The priority of the human king who serves over Yahweh’s kingdom is that he must obey God. However, just as he had done in chapter 13, King Saul again disobeyed God’s clear instruction. Also as in chapter 13, he shrouded his disobedience in religious terms. Curiously, the exchange of words in verses 13-16 suggests that Saul was oblivious to his sin. Saul seems almost upbeat while Samuel is grieved. Samuel rightly identified Saul’s sin, not as merely a misunderstanding, but as rebellion. Accurately understanding the nature of sin digs beneath the veneer of religious activity. Saul did not obey God’s clear command; this does not amount to merely a different expression of faith, but it is rebellion, arrogance, and idolatry. Samuel does not mince words: “Has the Lord as great delight in burnt offerings and sacrifices, as in obeying the voice of the Lord? Behold, to obey is better than sacrifice, and to listen than the fat of rams. For rebellion is as the sin of divination, and presumption is as iniquity and idolatry. Because you have rejected the word of the Lord, he has also rejected you from being king.” To His great sorrow, God rejected the king whom He had chosen. As Dale Ralph Davis writes, “all the smoke and fat of Gilgal’s altar would never replace the pleasure God could have had from the living sacrifice of Saul’s will.”

In chapter 16, Yahweh sends the prophet Samuel to discover and anoint the man after His heart, saying, “I will send you to Jesse the Bethlehemite, for I have provided for myself a king among his sons” (16:1). One by one, Jesse brings seven of his sons before the prophet, and for all of them Samuel’s response was, “the Lord has not chosen these” (16:10). With each rejection, God confounded human wisdom and earthly standards, finally settling on the most unlikely son of Jesse. Yahweh could see what man could not – the heart. As He tells Samuel in verse 7, “for the Lord sees not as man sees: man looks on the outward appearance, but the Lord looks on the heart.” Yahweh’s choice was unexpected and ironic, as he also turns out to be Saul’s choice! (See 16:17-19.)

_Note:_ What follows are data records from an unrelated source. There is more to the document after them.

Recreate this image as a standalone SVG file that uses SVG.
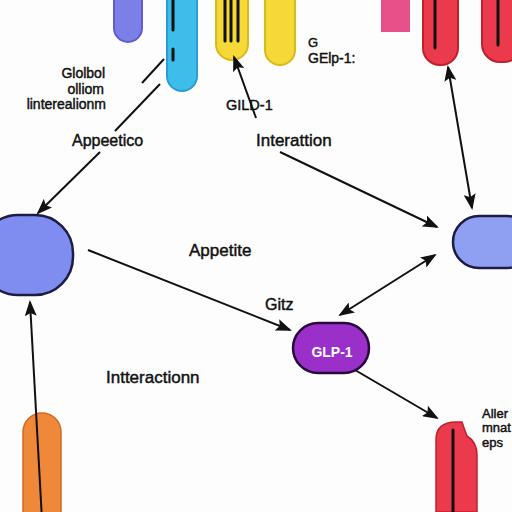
<svg xmlns="http://www.w3.org/2000/svg" width="512" height="512" viewBox="0 0 512 512">
<style>
text{font-family:"Liberation Sans",Arial,sans-serif;fill:#111;stroke:#111;stroke-width:0.45px}
.l{font-size:14px}
.m{font-size:16px}
.edge{stroke:#111;stroke-width:2;fill:none}
.in{stroke:#111;stroke-width:3;stroke-linecap:round}
</style>
<defs>
<marker id="ah" markerUnits="userSpaceOnUse" markerWidth="16" markerHeight="12" refX="14" refY="6" orient="auto-start-reverse">
<path d="M0,0 L16,6 L0,12 L3,6 z" fill="#111"/>
</marker>
</defs>
<rect width="512" height="512" fill="#fdfdfd"/>

<g id="top-purple"><rect x="114" y="-30" width="28" height="72" rx="14" fill="#7b7fe6" stroke="#5b5fd0" stroke-width="2"/></g>
<g id="top-cyan"><rect x="167" y="-30" width="30" height="121" rx="15" fill="#3dbde9" stroke="#2c9cd2" stroke-width="2"/>
<line class="in" x1="173" y1="0" x2="173" y2="30"/><line class="in" x1="173" y1="49" x2="173" y2="60"/></g>
<g id="top-yellow1"><rect x="216" y="-30" width="32" height="90" rx="16" fill="#f6d936" stroke="#d9b920" stroke-width="2"/>
<line class="in" x1="225" y1="0" x2="225" y2="41"/><line class="in" x1="231" y1="0" x2="231" y2="41"/><line class="in" x1="238" y1="0" x2="238" y2="41"/></g>
<g id="top-yellow2"><rect x="265" y="-30" width="30" height="95" rx="15" fill="#f6d936" stroke="#d9b920" stroke-width="2"/></g>
<g id="top-pink"><rect x="381" y="-5" width="29" height="37" fill="#e8508a"/></g>
<g id="top-red1"><rect x="423" y="-30" width="35" height="95" rx="17" fill="#ea3a4c" stroke="#c0202e" stroke-width="2"/>
<line class="in" x1="435" y1="0" x2="435" y2="48"/></g>
<g id="top-red2"><rect x="482" y="-30" width="40" height="92" rx="18" fill="#ea3a4c" stroke="#c0202e" stroke-width="2"/>
<line class="in" x1="498" y1="0" x2="498" y2="45"/></g>

<g id="node-left"><rect x="-20" y="215" width="93" height="80" rx="38" fill="#7f8cf0" stroke="#1c1c44" stroke-width="2.5"/></g>
<g id="node-right"><rect x="453" y="216" width="80" height="52" rx="26" fill="#8fa0f2" stroke="#1c1c44" stroke-width="2.5"/></g>
<g id="node-glp1"><rect x="293" y="323" width="76" height="50" rx="25" fill="#9b2fc9" stroke="#2a0a3a" stroke-width="2.5"/>
<text x="332" y="357" text-anchor="middle" style="font-size:14px;font-weight:bold;fill:#fff;stroke:none">GLP-1</text></g>
<g id="bottom-orange"><rect x="23" y="413" width="38" height="130" rx="19" fill="#f0883a" stroke="#d06a20" stroke-width="1.5"/></g>
<g id="bottom-red"><path d="M436,512 L436,440 Q436,422 456,422 L462,422 Q465,431 467,436 Q477,442 477,455 L477,512 z" fill="#ea3a4c" stroke="#c0202e" stroke-width="1.5"/>
<line class="in" x1="453" y1="430" x2="453" y2="512"/></g>

<g id="connectors">
<line class="edge" x1="164" y1="59" x2="142" y2="83"/>
<line class="edge" x1="160" y1="84" x2="115" y2="131"/>
<line class="edge" x1="100" y1="152" x2="38" y2="213" marker-end="url(#ah)"/>
<line class="edge" x1="256" y1="118" x2="234" y2="57" marker-end="url(#ah)"/>
<line class="edge" x1="448" y1="67" x2="472" y2="208" marker-start="url(#ah)" marker-end="url(#ah)"/>
<line class="edge" x1="280" y1="152" x2="437" y2="227" marker-end="url(#ah)"/>
<line class="edge" x1="435" y1="255" x2="340" y2="315" marker-start="url(#ah)" marker-end="url(#ah)"/>
<line class="edge" x1="88" y1="250" x2="290" y2="330" marker-end="url(#ah)"/>
<line class="edge" x1="355" y1="370" x2="437" y2="418" marker-end="url(#ah)"/>
<line class="edge" x1="42" y1="520" x2="30" y2="302" marker-end="url(#ah)"/>
</g>

<g id="labels">
<text class="l" x="105" y="78" text-anchor="end">Glolbol</text>
<text class="l" x="104" y="94" text-anchor="end">olliom</text>
<text class="l" x="106" y="109" text-anchor="end">linterealionm</text>
<text class="m" x="72" y="146">Appeetico</text>
<text class="l" x="226" y="110" style="font-size:14.5px">GILD-1</text>
<text x="308" y="47" style="font-size:13px">G</text>
<text class="l" x="308" y="63">GElp-1:</text>
<text x="256" y="146" style="font-size:17px">Interattion</text>
<text x="189" y="256" style="font-size:17px">Appetite</text>
<text class="m" x="265" y="310">Gitz</text>
<text x="106" y="383" style="font-size:17px">Intteractionn</text>
<text x="482" y="418" style="font-size:13px">Aller</text>
<text x="482" y="432" style="font-size:13px">mnat</text>
<text x="482" y="447" style="font-size:13px">eps</text>
</g>
</svg>
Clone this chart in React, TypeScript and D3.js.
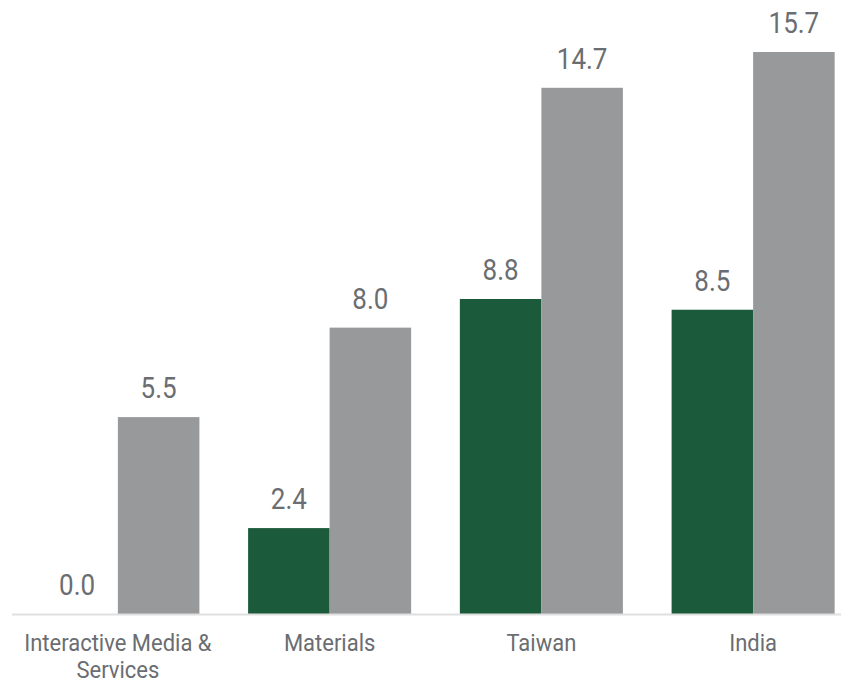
import React from "react";
import * as d3 from "d3";

const categories = [["Interactive Media &", "Services"], ["Materials"], ["Taiwan"], ["India"]];
const seriesA = [0.0, 2.4, 8.8, 8.5];
const seriesB = [5.5, 8.0, 14.7, 15.7];

export default function App() {
  const width = 841;
  const height = 684;
  const baseY = 614;

  const x = d3
    .scaleBand<number>()
    .domain(categories.map((_, i) => i))
    .range([12, 859])
    .paddingInner(0.23)
    .paddingOuter(0.115);

  const sub = d3
    .scaleBand<string>()
    .domain(["a", "b"])
    .range([0, x.bandwidth()]);

  const y = d3.scaleLinear().domain([0, 15.7]).range([baseY, 52]);

  const bars = categories.flatMap((_, i) => [
    { i, key: "a", v: seriesA[i], fill: "#1c5a3c" },
    { i, key: "b", v: seriesB[i], fill: "#98999b" },
  ]);

  return (
    <svg
      width={width}
      height={height}
      style={{ position: "absolute", left: 0, top: 0 }}
      fontFamily="Roboto, sans-serif"
    >
      <rect width={width} height={height} fill="#fff" />
      {bars.map((d) => {
        const bx = (x(d.i) ?? 0) + (sub(d.key) ?? 0);
        const ty = y(d.v) - 19;
        return (
          <g key={d.i + d.key}>
            <rect x={bx} y={y(d.v)} width={sub.bandwidth()} height={baseY - y(d.v)} fill={d.fill} />
            <text
              textAnchor="middle"
              fontSize={26}
              fill="#6a6d71"
              transform={`translate(${bx + sub.bandwidth() / 2} ${ty}) scale(1 1.12)`}
            >
              {d.v.toFixed(1)}
            </text>
          </g>
        );
      })}
      <line x1={12} x2={width} y1={baseY + 0.5} y2={baseY + 0.5} stroke="#e0e0e0" strokeWidth={2} />
      {categories.map((lines, i) => (
        <text
          key={i}
          textAnchor="middle"
          fontSize={22}
          fill="#6a6d71"
          transform={`translate(${(x(i) ?? 0) + x.bandwidth() / 2} 651) scale(1 1.12)`}
        >
          {lines.map((l, j) => (
            <tspan key={j} x={0} y={j * 24.5}>
              {l}
            </tspan>
          ))}
        </text>
      ))}
    </svg>
  );
}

Ultimately 1 Samuel 16 directs our hearts and minds to David’s greater Son, rejected by the builders, but chosen by God (Ps 118:22-23). He had no form or majesty that we should look at him, and no beauty that we should desire him … He was despised and we esteemed him not (Isaiah 53:2-3). Man chooses based on the outward appearance, often missing “the Chosen” by God.